The CLT says that if the sample size is large enough, the sample-to-sample distribution of sample means is approximately Normal, regardless of the shape of the population distribution.
However, the shape of the population distribution — which describes the distribution of individual values of the variable — does matter in determining how large is large enough.
- If the population distribution is Normal, then the sample-to-sample distribution of sample means is Normal for any sample size.
- If the population distribution is “close to Normal” — e.g., symmetric, light tails, single peak — then smaller samples sizes are sufficient for the sample-to-sample distribution of sample means to be approximately Normal.
- If the population distribution is “far from Normal” — e.g., severe skewness, heavy tails, extreme outliers, multiple peaks — then larger sample sizes are required for the sample-to-sample distribution of sample means to be approximately Normal.

Example 28.4 Ten independent resistors are connected in series. Each has a resistance Uniformly distributed between 215 and 225 ohms, independently. Approximate the probability that the mean resistance of this series system is between 219 and 221 ohms.

Example 28.5 A fair six-sided die is rolled until the total sum of all rolls exceeds 300. Approximate the probability that at least 80 rolls are necessary.

Example 28.6 Suppose that average annual income for U.S. households is about $100,000, and that the standard deviation of income is about $230,000.

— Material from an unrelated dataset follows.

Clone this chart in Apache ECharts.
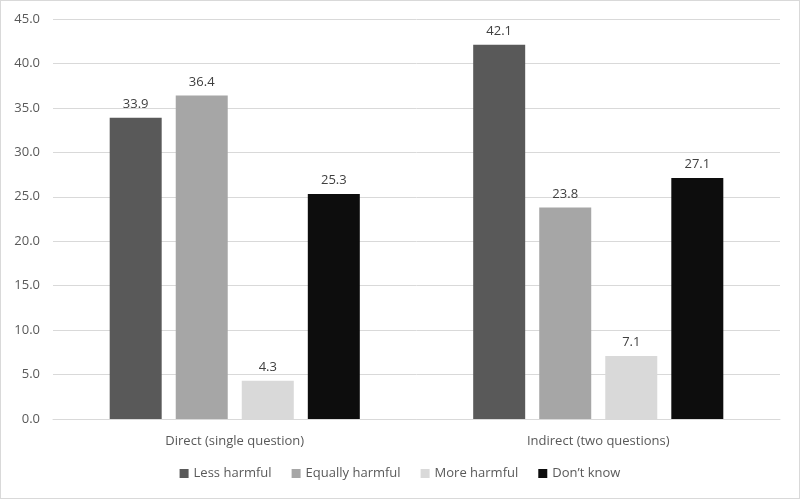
<!DOCTYPE html>
<html><head><meta charset="utf-8">
<script src="https://cdn.jsdelivr.net/npm/echarts@6/dist/echarts.min.js"></script>
<style>html,body{margin:0;padding:0;background:#fff}#c{width:798px;height:497px;border:1px solid #d9d9d9}</style>
</head><body><div id="c"></div>
<script>
const categories = ["Direct (single question)", "Indirect (two questions)"];
const seriesNames = ["Less harmful", "Equally harmful", "More harmful", "Don\u2019t know"];
const lessHarmful = [33.9, 42.1];
const equallyHarmful = [36.4, 23.8];
const moreHarmful = [4.3, 7.1];
const dontKnow = [25.3, 27.1];
const colors = ["#595959", "#a6a6a6", "#d9d9d9", "#0d0d0d"];
const values = [lessHarmful, equallyHarmful, moreHarmful, dontKnow];
const font = "'Open Sans', 'Noto Sans', sans-serif";
const chart = echarts.init(document.getElementById('c'));
chart.setOption({
  animation: false,
  textStyle: {fontFamily: font},
  grid: {left: 52, right: 19, top: 18, bottom: 79, containLabel: false},
  legend: {
    bottom: 13, left: 'center', itemWidth: 9, itemHeight: 9, itemGap: 20,
    icon: 'rect',
    textStyle: {color: '#595959', fontSize: 13, fontFamily: font},
    data: seriesNames
  },
  xAxis: {
    type: 'category', data: categories,
    axisLine: {lineStyle: {color: '#d9d9d9'}},
    axisTick: {show: false},
    axisLabel: {color: '#595959', fontSize: 13, margin: 16, fontFamily: font}
  },
  yAxis: {
    type: 'value', min: 0, max: 45, interval: 5,
    axisLabel: {color: '#595959', fontSize: 13, margin: 13, fontFamily: font,
      formatter: v => v.toFixed(1)},
    splitLine: {lineStyle: {color: '#d9d9d9'}},
    axisLine: {show: false}, axisTick: {show: false}
  },
  series: values.map((v, i) => ({
    name: seriesNames[i], type: 'bar', data: v,
    barWidth: 52, barGap: '27%',
    itemStyle: {color: colors[i]},
    label: {show: true, position: 'top', distance: 7, color: '#404040', fontSize: 13, fontFamily: font,
      formatter: p => p.value.toFixed(1)}
  }))
});
</script></body></html>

Based on this information alone, what can you say about the probability that a single randomly selected household has an income above $120,000?
Donny Don’t says: “Since a sample size of one million is extremely large, the CLT says that the incomes in a sample of one million households should follow a Normal distribution”. Do you agree? If not, explain to Donny what the CLT does say.
Use the CLT to approximate the probability that in a sample of 1000 households the sample mean income is above $120,000.
Donny says: “Wait, the distribution of household income is highly skewed to the right. Wouldn’t it be more appropriate to use the sample median than the sample mean”? Do you agree? Explain.